Queridísimos amigos, la fidelidad al encuentro con el Cristo
Eucarístico en la Santa Misa dominical es esencial para el
camino de fe, pero intentemos también ir frecuentemente a
visitar al Señor presente en el Tabernáculo! Mirando en
adoración la Hostia consagrada, encontramos el don del amor
de Dios, encontramos la Pasión y la Cruz de Jesús, como
también su Resurrección. Precisamente a través de nuestra
mirada en adoración, el Señor nos atrae hacia sí, dentro de
su misterio, para transformarnos como transforma el pan y el
vino (cfr BENEDICTO XVI, Homilía en la Solemnidad del Corpus
Domini, 15 de junio de 2006). Los Santos siempre han
encontrado fuerza, consuelo u alegría en el encuentro
eucarístico. Con las palabras del Himno eucarístico Adoro te
devote repitamos ante el Señor, presente en el Santísimo
Sacramento: “¡Hazme crecer cada vez más en Ti, que en Ti yo
tenga esperanza, que yo Te ame!”. Gracias.
[En español dijo]
Saludo cordialmente a los peregrinos de lengua española, en
particular a los miembros de la Federación Mundial de las
Obras Eucarísticas de la Iglesia, a los misioneros del Verbo
Divino, así como a los demás grupos provenientes de España,
El Salvador, Venezuela y otros países latinoamericanos.

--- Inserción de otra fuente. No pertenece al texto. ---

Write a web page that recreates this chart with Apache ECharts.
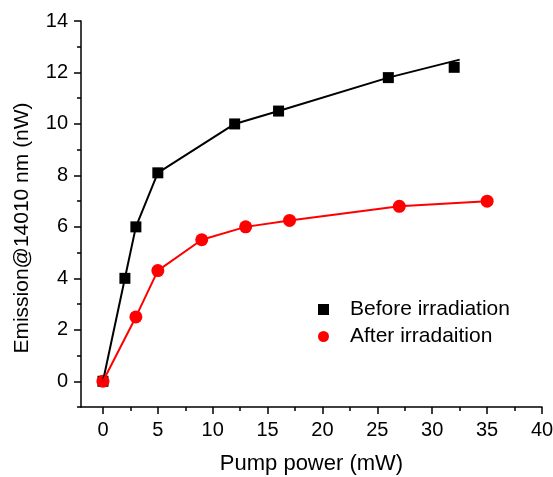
<!DOCTYPE html>
<html>
<head>
<meta charset="utf-8">
<script src="https://cdn.jsdelivr.net/npm/echarts@6/dist/echarts.min.js"></script>
<style>
  html, body { margin: 0; padding: 0; background: #fff; }
  #chart { width: 553px; height: 477px; }
</style>
</head>
<body>
<div id="chart"></div>
<script>
// measured points
const powerBefore = [0, 2, 3, 5, 12, 16, 26, 32];
const emissionBefore = [0, 4, 6, 8.1, 10, 10.5, 11.8, 12.2];
const powerAfter = [0, 3, 5, 9, 13, 17, 27, 35];
const emissionAfter = [0, 2.5, 4.3, 5.5, 6.0, 6.25, 6.8, 7.0];

// black guide line (ends above the last square)
const lineBeforeX = [0, 2, 3, 5, 12, 16, 26, 32.5];
const lineBeforeY = [0, 4, 6, 8.1, 10, 10.5, 11.8, 12.5];

// axes
const xTicks = [0, 5, 10, 15, 20, 25, 30, 35, 40];
const xMinorTicks = [2.5, 7.5, 12.5, 17.5, 22.5, 27.5, 32.5, 37.5];
const yTicks = [0, 2, 4, 6, 8, 10, 12, 14];
const yMinorTicks = [-1, 1, 3, 5, 7, 9, 11, 13];

const font = 'Liberation Sans, Arial, sans-serif';
const zip = (xs, ys) => xs.map((x, i) => [x, ys[i]]);

const chart = echarts.init(document.getElementById('chart'));

// second axis that only draws the short minor ticks
function minorAxis(min, max, ticks, position) {
    return {
        type: 'value', min: min, max: max, position: position,
        axisLine: { show: false, onZero: false },
        axisLabel: { show: false },
        splitLine: { show: false },
        axisTick: { show: true, inside: false, length: 4, customValues: ticks,
                    lineStyle: { color: '#000', width: 1.5 } }
    };
}

chart.setOption({
    animation: false,
    backgroundColor: '#fff',
    grid: { left: 81, right: 11, top: 21, bottom: 70, outerBoundsMode: 'none', containLabel: false },
    legend: {
        orient: 'vertical',
        left: 313, top: 294,
        itemWidth: 11, itemHeight: 11,
        itemGap: 6,
        data: ['Before irradiation', 'After irradaition'],
        textStyle: { fontFamily: font, fontSize: 21, color: '#000', padding: [0, 0, 0, 16] }
    },
    xAxis: [{
        type: 'value', min: -2, max: 40, position: 'bottom',
        name: 'Pump power (mW)', nameLocation: 'middle', nameGap: 46,
        nameTextStyle: { fontFamily: font, fontSize: 22, color: '#000' },
        axisLine: { onZero: false, lineStyle: { color: '#000', width: 1.5 } },
        axisTick: { length: 7, customValues: xTicks, lineStyle: { color: '#000', width: 1.5 } },
        axisLabel: { customValues: xTicks, margin: 13, fontFamily: font, fontSize: 20, color: '#000' },
        splitLine: { show: false }
    }, minorAxis(-2, 40, xMinorTicks, 'bottom')],
    yAxis: [{
        type: 'value', min: -1, max: 14, position: 'left',
        name: 'Emission@14010 nm (nW)', nameLocation: 'middle', nameGap: 48,
        nameTextStyle: { fontFamily: font, fontSize: 21, color: '#000', padding: [0, 28, 0, 0] },
        axisLine: { onZero: false, lineStyle: { color: '#000', width: 1.5 } },
        axisTick: { length: 7, customValues: yTicks, lineStyle: { color: '#000', width: 1.5 } },
        axisLabel: { customValues: yTicks, margin: 13, fontFamily: font, fontSize: 20, color: '#000' },
        splitLine: { show: false }
    }, minorAxis(-1, 14, yMinorTicks, 'left')],
    series: [
        {
            type: 'line', name: 'fitBefore', data: zip(lineBeforeX, lineBeforeY),
            showSymbol: false, silent: true,
            lineStyle: { color: '#000', width: 2 }
        },
        {
            type: 'scatter', name: 'Before irradiation', data: zip(powerBefore, emissionBefore),
            symbol: 'rect', symbolSize: 11,
            itemStyle: { color: '#000', opacity: 1 }
        },
        {
            type: 'line', name: 'lineAfter', data: zip(powerAfter, emissionAfter),
            showSymbol: false, silent: true,
            lineStyle: { color: '#ff0000', width: 2 }
        },
        {
            type: 'scatter', name: 'After irradaition', data: zip(powerAfter, emissionAfter),
            symbol: 'circle', symbolSize: 13,
            itemStyle: { color: '#ff0000', opacity: 1 }
        }
    ]
});
</script>
</body>
</html>
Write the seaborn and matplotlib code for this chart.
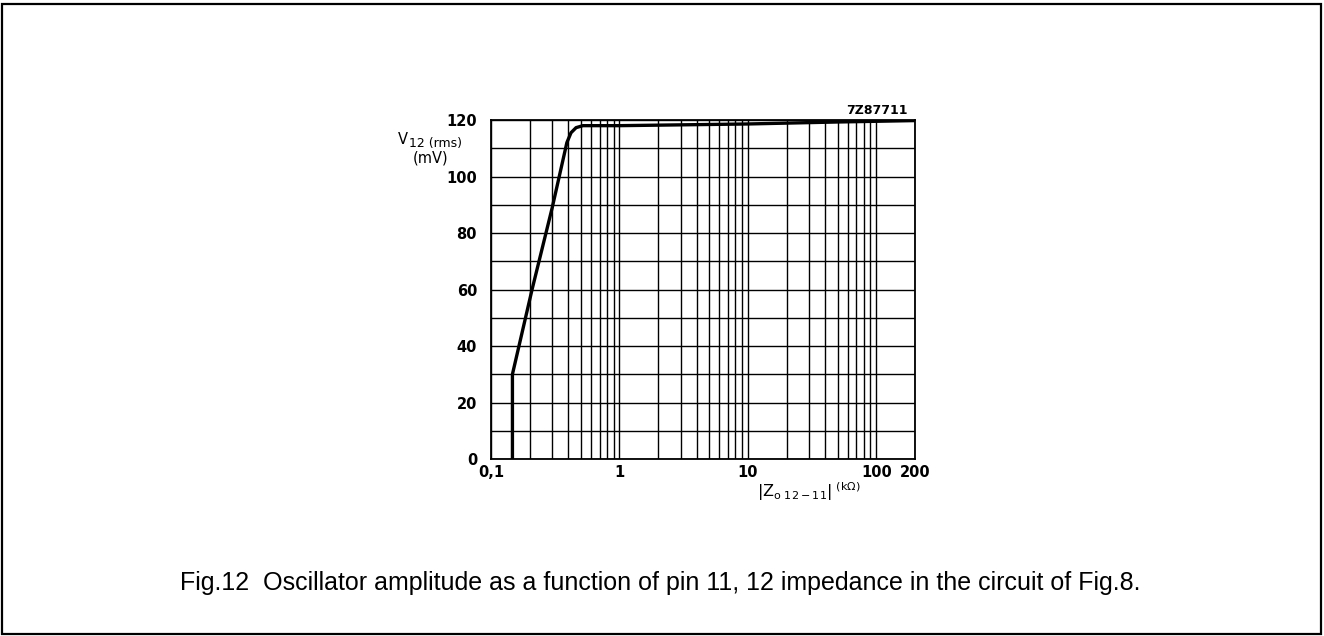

Siguiendo el ejemplo y enseñanza de Santa Juliana de
Cornillón, os invito a ser fieles al encuentro con Cristo en
la Misa dominical y a la adoración del Santísimo Sacramento,
para experimentar el don de su amor. Muchas gracias.

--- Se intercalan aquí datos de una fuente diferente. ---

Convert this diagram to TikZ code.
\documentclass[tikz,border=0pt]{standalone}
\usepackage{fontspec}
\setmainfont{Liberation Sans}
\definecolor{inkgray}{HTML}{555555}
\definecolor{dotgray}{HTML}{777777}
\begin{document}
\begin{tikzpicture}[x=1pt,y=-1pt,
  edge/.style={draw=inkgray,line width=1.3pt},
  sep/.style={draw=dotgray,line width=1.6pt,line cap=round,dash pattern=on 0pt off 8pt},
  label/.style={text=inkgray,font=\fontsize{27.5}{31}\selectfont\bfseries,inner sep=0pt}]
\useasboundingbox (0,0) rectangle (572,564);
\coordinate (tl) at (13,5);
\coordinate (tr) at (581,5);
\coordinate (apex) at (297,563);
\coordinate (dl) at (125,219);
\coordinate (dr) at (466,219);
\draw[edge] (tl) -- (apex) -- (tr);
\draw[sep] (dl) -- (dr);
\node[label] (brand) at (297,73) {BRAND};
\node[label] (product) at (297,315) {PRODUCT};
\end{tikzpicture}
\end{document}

[Al final hizo este llamamiento]
En estos días la comunidad internacional sigue con gran
preocupación la difícil situación de los cristianos en
Paquistán, que a menudo son víctimas d violencias o de
discriminación. De modo particular hoy expreso mi cercanía
espiritual a la señora Asia Bibi y a sus familiares,
pidiendo que, lo antes posible, le sea restituida la plena
libertad. Además rezo por cuantos se encuentran en
situaciones análogas, para que su dignidad humana y sus
derechos fundamentales sean plenamente respetados.